Ainda esteve no CRB, onde fez apenas três jogos, porque o telefone tocou com uma chamada do outro lado do Atlântico, e o presidente do Corinthians, parceiro estratégico da Académica para os recrutamentos no Brasil, viu ali uma oportunidade de ouro para projetar o talento recém-encontrado.
O primeiro golo de Djavan… Jackson
O primeiro golo em Portugal, no último domingo, que permitiu arrancar a ferros (aos 93 minutos) uma vitória sobre o Gil Vicente, foi comunicado em primeira mão, obviamente, ao pai. «Ficou muito contente, é o meu principal fã», afiança, consciente de que não vai manter por cá a média que tinha no Brasil.
A facilidade de adaptação a Portugal não deixa de o surpreender, pese vários aspetos táticos, mormente defensivos, que teve de corrigir e nos quais ainda terá de trabalhar para se ajustar na perfeição a um estilo de jogo «mais posicional».
O estilo, deve-o ao «futebol alegre e sem medo» de Ronaldinho Gaúcho. A explicação é simples.

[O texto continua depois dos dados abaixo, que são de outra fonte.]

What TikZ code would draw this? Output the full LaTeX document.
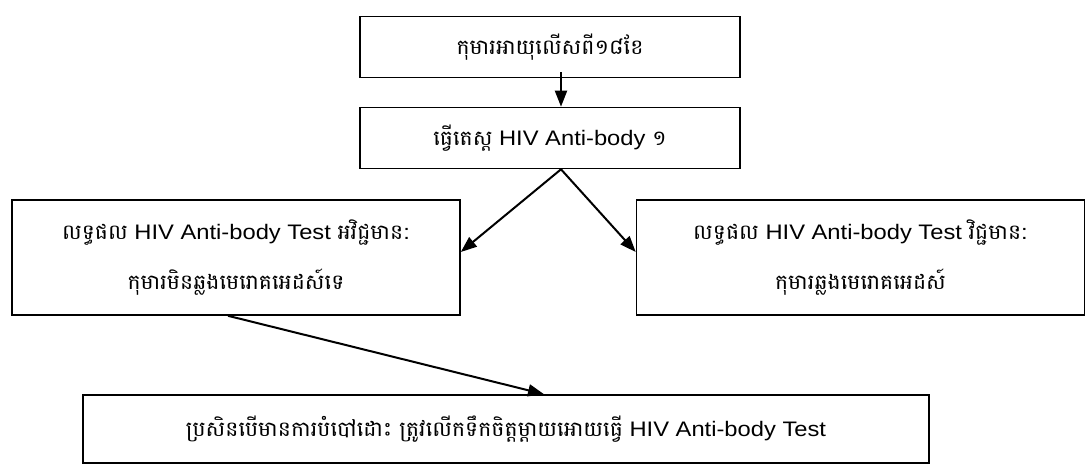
\documentclass[tikz,border=0pt]{standalone}
\usepackage{fontspec}
\setmainfont{Liberation Sans}[FakeStretch=1.13]
\newfontfamily\khmerfont[Script=Khmer,FakeStretch=1.05]{Battambang}
\usepackage{tikz}
\usetikzlibrary{shapes,arrows,arrows.meta,positioning}

\begin{document}
\begin{tikzpicture}[x=1pt, y=-1pt]
			\tikzstyle{Box}		= [rectangle, draw, line width=1.6pt, inner sep=0pt, align=center, font=\fontsize{21}{25}\selectfont]
			\tikzstyle{Wide}	= [minimum width=380pt, minimum height=61pt]
			\tikzstyle{Half}	= [minimum width=448pt, minimum height=115pt]
			\tikzstyle{Last}	= [minimum width=846pt, minimum height=68pt]
			\tikzstyle{Arr}		= [-{Triangle[length=16pt, width=12pt]}, line width=2pt]

			\useasboundingbox (0, 0) rectangle (1086, 465);

			\node (age) at (550, 47) [Box][Wide] {\khmerfont កុមារអាយុលើសពី១៨ខែ};
			\node (test) at (550, 138) [Box][Wide] {{\khmerfont ធ្វើតេស្ត} HIV Anti-body {\khmerfont ១}};
			\node (neg) at (236, 257.5) [Box][Half] {{\khmerfont លទ្ធផល} HIV Anti-body Test {\khmerfont អវិជ្ជមាន}:\\[22pt]{\khmerfont កុមារមិនឆ្លងមេរោគអេដស៍ទេ}};
			\node (pos) at (860.5, 257.5) [Box][Half] {{\khmerfont លទ្ធផល} HIV Anti-body Test {\khmerfont វិជ្ជមាន}:\\[22pt]{\khmerfont កុមារឆ្លងមេរោគអេដស៍}};
			\node (feed) at (506, 429) [Box][Last] {{\khmerfont ប្រសិនបើមានការបំបៅដោះ ត្រូវលើកទឹកចិត្តម្តាយអោយធ្វើ} HIV Anti-body Test};

			\draw ([xshift=11pt, yshift=6pt]age.south) to ([xshift=11pt]test.north) [Arr];
			\draw ([xshift=11pt]test.south) to ([yshift=5.5pt]neg.east) [Arr];
			\draw ([xshift=11pt]test.south) to ([yshift=5.5pt]pos.west) [Arr];
			\draw ([xshift=-8pt]neg.south) to ([xshift=38pt]feed.north) [Arr];
		\end{tikzpicture}
\end{document}
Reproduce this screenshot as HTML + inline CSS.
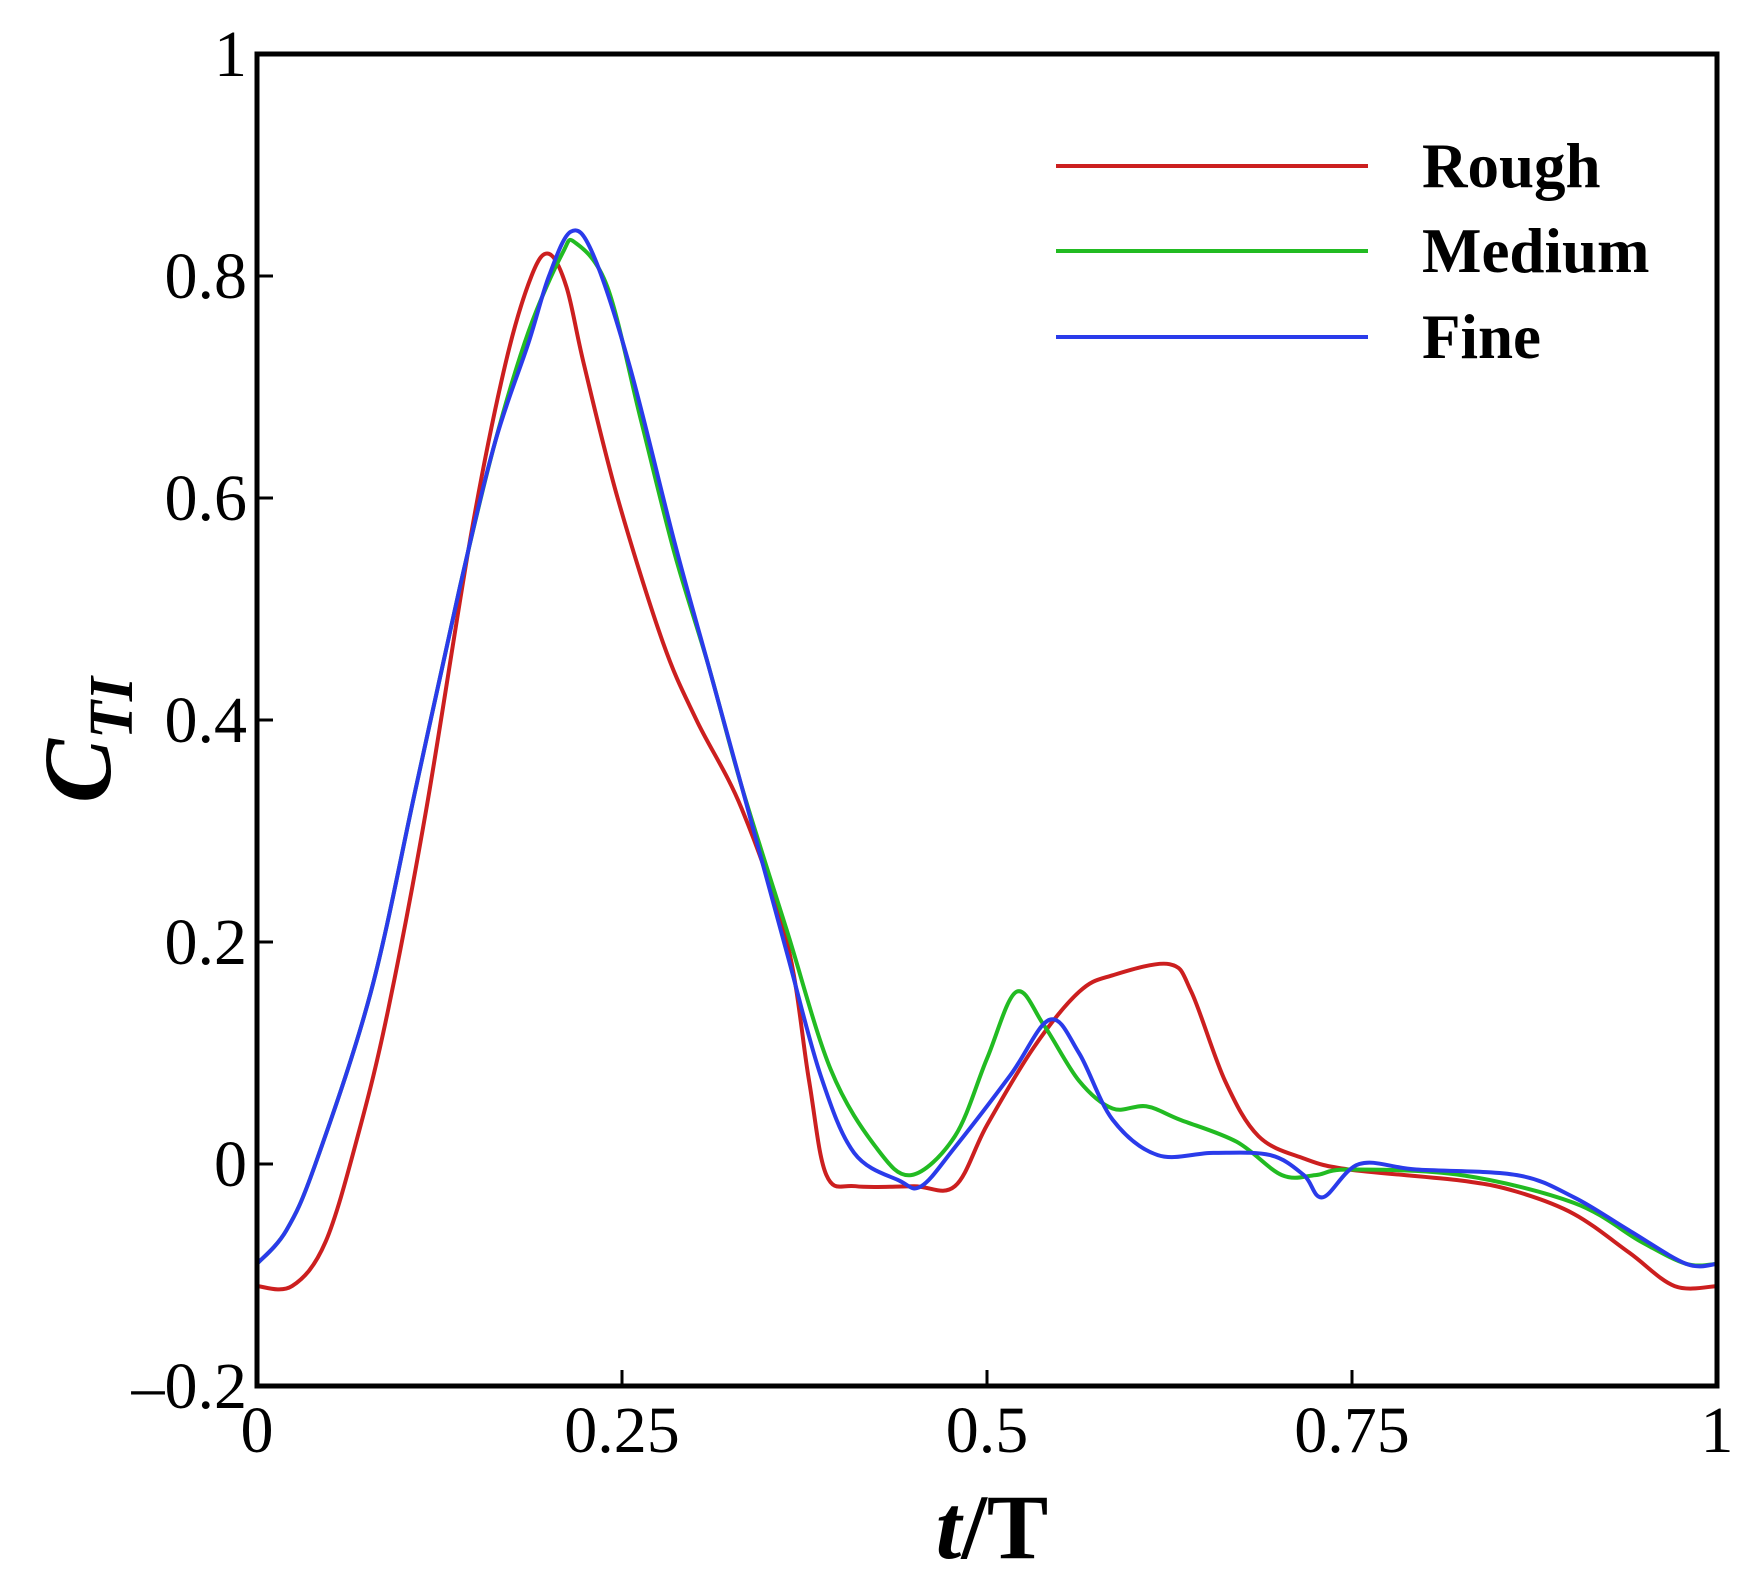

Em rigor, tornou-se lateral-esquerdo para tapar o buraco num jogo em que não havia mais nenhum esquerdino para jogar ali.
«Era era meia-atacante [médio ofensivo], como o Ronaldinho, e estudava muito a sua forma de jogar, a ginga, os dribles, mas, um dia, contra o Campinense, eu era o único jogador de pé esquerdo e fui para a lateral. Fiz um grande jogo e fiquei na posição desde então», desvenda.
O nome não o deve ao famoso cantor brasileiro. Embora os pais até apreciassem as músicas, a escolha teve mais a ver com gostos pessoais do que com uma homenagem ao artista. Djavan, que costumava animar os pagodes lá na terra, compondo até músicas, é mais apreciador do estilo dançante de Michael Jackson.
«Já me chamam Djavan Jackson porque consigo imita-lo a dançar [risos]. Agora, eu sou cantor de chuveiro, só faço os passos. Era um dançarino incrível, ninguém consegue superá-lo», conta, divertido.
Adeus à bicicleta e a confusão com o pequeno-almoço
Djavan está a tratar de tirar a carta de condução, para deixar de depender das boleias dos colegas. Em Coimbra, seria difícil recorrer à bicicleta que usava para ir para os treinos quando vivia em Serrinha. Quando voltar ao Brasil, já poderá conduzir devidamente «regularizado»… e ao volante da primeira «bomba».
Em Portugal, ainda sem o ouvido treinado para o idioma europeu, os primeiros tempos foram férteis em mal entendidos. A maior parte deles resolvidos à força das gargalhadas.
«Falavam, no balneário, em tomarmos o pequeno-almoço juntos, eu imaginei que fosse um almoço curtinho, com pouca coisa na mesa. Acabou o treino, eram umas 11 horas, e eu fiquei à espera. Pessoal, não estou a ver nada na mesa para esse tal almoço pequeno, disse. Toda a gente ia embora e eu fiquei lá sentado, à espera. Até que me explicaram…»
Em jeito de compensação, costuma haver leitão para a equipa, por conta do treinador, a seguir a um treino, nas semanas de vitórias. «Uma delícia, no Brasil não temos o porco desta forma. O pessoal cai matando em cima. Se voltarmos as costas, desaparece tudo», despede-se, bem-disposto.